University has a lot to learn

Above all, Malta needs critical voices: people who can dissect power and speak to it without fear or favour. If the University of Malta is not capable of providing this necessary asset, the least it could do is not silence others itself

The controversy that erupted at the University’s Freshers Week – when a Graffiti activist had his ‘Ian Borg’ mask taken away by an overzealous campus security officer – seems, at a glance, to be a storm in a tea-cup.

Revisiting the sequence of events, it is clear that the entire incident was little more than an isolated case of one single University official overstepping his remit.

The Graffitti activist who was dressed up as Ian Borg explained to MaltaToday that they were going around campus in costume – complete with the aforementioned mask, as well as other masks which included Sandro Chetcuti – to engage with students on environmental issues.

They were stopped by the university’s security guards, who asked them for their ID cards, took their details and took the Ian Borg mask. The officer concerned justified the confiscation on the grounds that there was to be no “political controversy was allowed at Freshers’ Week.”

If so, that it is simply not a matter for campus security to decide. Moreover, it patently is not the case at all: as all the student/youth sections of Malta’s political parties also have stalls at the University’s Freshers Week.

Up until this point, however, the whole incident seemed to be a misunderstanding by an arguably misguided security guard, and nothing more. The mask was duly returned, and there was no repeat performance the following day: when Moviment Graffiti resumed its activities as usual.

This is where the entire matter should have been lain to rest.

But in the evening, the University of Malta issued a press statement - very servile in tone, possibly due to the dignitaries that would be visiting during Freshers Week - justifying the confiscation of the mask, because security feared the political provocation would ‘escalate matters’.

Unfortunately, this changes the entire face of this otherwise regrettable incident, and turns it into a major cause for concern. It is one thing for a single campus official to forget his place, and make a mistake that might prove embarrassing to the institution as a whole.

But it is something else completely, for the University itself to come out and condone such behaviour… especially on such an absurd pretext.

It is visible to all and sundry that there was never any real cause for alarm throughout the entire proceedings. To argue that Moviment Graffiti’s actions constituted a potential ‘threat to security’ is already laughable, in itself; but to use that as a pretext to justify the silencing of a political dissident on campus, is quite frankly unfathomable.

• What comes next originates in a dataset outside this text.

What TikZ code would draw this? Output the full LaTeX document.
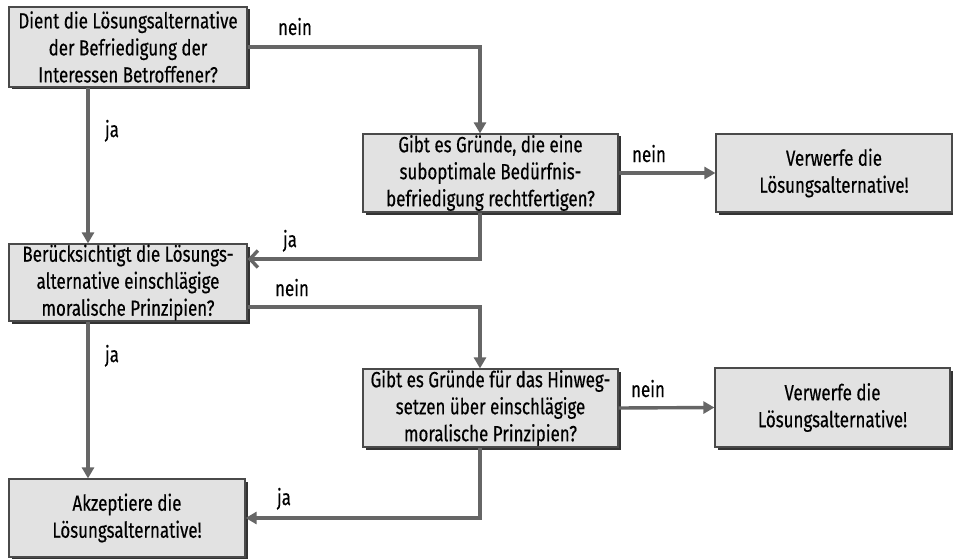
\documentclass[tikz,border=0pt]{standalone}
\usepackage{fontspec}
\setmainfont{Fira Sans}[FakeStretch=0.77,FakeBold=0.4]
\usetikzlibrary{arrows.meta,shadows}
\definecolor{boxfill}{HTML}{E2E2E2}
\definecolor{boxline}{HTML}{4A4A4A}
\definecolor{shadowcol}{HTML}{333333}
\definecolor{linkcol}{HTML}{666666}
\tikzset{
  flowbox/.style={draw=boxline, line width=1.2pt, fill=boxfill,
    drop shadow={shadow xshift=2.5pt, shadow yshift=-2.5pt, fill=shadowcol, opacity=1},
    align=center, inner sep=0pt, text=black,
    font=\fontsize{22}{27}\selectfont},
  link/.style={draw=linkcol, line width=3.4pt},
  filledtip/.style={link, -{Triangle[length=11pt,width=12pt]}},
  opentip/.style={link, -{Straight Barb[length=8pt,width=17pt,line width=3.4pt]}},
  lbl/.style={anchor=base, inner sep=0pt, font=\fontsize{22}{26}\selectfont}
}
\begin{document}
\begin{tikzpicture}[x=1pt,y=-1pt]
\useasboundingbox (0,0) rectangle (953,559);

% question and result boxes
\node[flowbox, minimum width=238pt, minimum height=80pt] (q1) at (128,47)
  {Dient die Lösungsalternative\\der Befriedigung der\\Interessen Betroffener?};
\node[flowbox, minimum width=255pt, minimum height=78pt] (q2) at (490.5,173)
  {Gibt es Gründe, die eine\\suboptimale Bedürfnis-\\befriedigung rechtfertigen?};
\node[flowbox, minimum width=236pt, minimum height=78pt] (r1) at (834,173)
  {Verwerfe die\\Lösungsalternative!};
\node[flowbox, minimum width=238pt, minimum height=77pt] (q3) at (128,282.5)
  {Berücksichtigt die Lösungs-\\alternative einschlägige\\moralische Prinzipien?};
\node[flowbox, minimum width=255pt, minimum height=78pt] (q4) at (490.5,408)
  {Gibt es Gründe für das Hinweg-\\setzen über einschlägige\\moralische Prinzipien?};
\node[flowbox, minimum width=235pt, minimum height=79pt] (r2) at (832.5,407.5)
  {Verwerfe die\\Lösungsalternative!};
\node[flowbox, minimum width=236pt, minimum height=78pt] (ok) at (127,518)
  {Akzeptiere die\\Lösungsalternative!};

% guide coordinates for the connector runs
\coordinate (xl) at (88,0);
\coordinate (xr) at (480,0);
\coordinate (ja1) at (480,259);
\coordinate (ne2) at (480,307);
\coordinate (ja2) at (480,518);

% connectors
\draw[filledtip] (q1.east) -| (q2.north -| xr);
\draw[filledtip] (q2.east) -- (r1.west);
\draw[opentip] (q2.south -| xr) -- (ja1) -- (ja1 -| q3.east);
\draw[filledtip] (q1.south -| xl) -- (q3.north -| xl);
\draw[filledtip] (ne2 -| q3.east) -- (ne2) -- (q4.north -| xr);
\draw[filledtip] (q4.east) -- (r2.west);
\draw[filledtip] (q3.south -| xl) -- (ok.north -| xl);
\draw[filledtip] (q4.south -| xr) -- (ja2) -- (ok.east);

% branch labels
\node[lbl] (n1) at (295,35) {nein};
\node[lbl] (j1) at (112,137) {ja};
\node[lbl] (n2) at (649,162) {nein};
\node[lbl] (j2) at (290,247) {ja};
\node[lbl] (n3) at (292,296) {nein};
\node[lbl] (j3) at (112,362) {ja};
\node[lbl] (n4) at (648,397) {nein};
\node[lbl] (j4) at (284,505) {ja};
\end{tikzpicture}
\end{document}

The University’s position in this matter would have been indefensible, even if this were the first time it had become embroiled in a potential human rights violation.

For this is antother reason why the University should have been more cautious in its response: its statement suggests that it agrees with the act of censorship, when – on paper, at least – it should have been the first to condemn the incident as a case of silencing public opinion (as the University academic staff’s union more appropriately did in its own reaction).

Suddenly, what previously appeared a trivial matter has been blown out of proportion, into a genuine case of possible human rights violations.

For it is now the University, as an institution, to endorse the censorship.

There is a historical irony in all this, as this incident occurred exactly 10 years after the UOM had likewise censored Alex Vella Gera’s novella ‘Li Tkisser Sewwi’, published in a campus magazine.

On that occasion, it had to take a full-blown court case for the law-courts to rule that Vella Gera was entirely within his rights to publish that story… which, by the same token, also means that the University had violated his human rights when it took criminal action against him.

The only reason this aspect is unlikely to repeat itself is because this time, the incident really was too trivial to end up in court.

But that is poor consolation, for a University administration that seems hell-bent on repeating the mistakes of the past, and is once again in breach of the fundamental principle of freedom of expression.

Another worrying aspect is that, unfortunately, the incident also sheds light on how many view freedom of speech in this country : as a gift to be given and withdrawn at a whim, rather than a sacrosanct right protected by international law.

The right to receive and impart information and ideas, for some, is relevant only when it concerns their own world-view. Within this context, the incident was also reminder of the need to constantly remain vigilant on the protection of all human rights: not least, freedom of speech.

For the same reason, one expects far better from the University of Malta. Universities should be a hot bed of debate and activism. It would be a perversion of its core function, if the institution itself were to discourage healthy debate.

Above all, Malta needs critical voices: people who can dissect power and speak to it without fear or favour. If the University of Malta is not capable of providing this necessary asset, the least it could do is not silence others itself.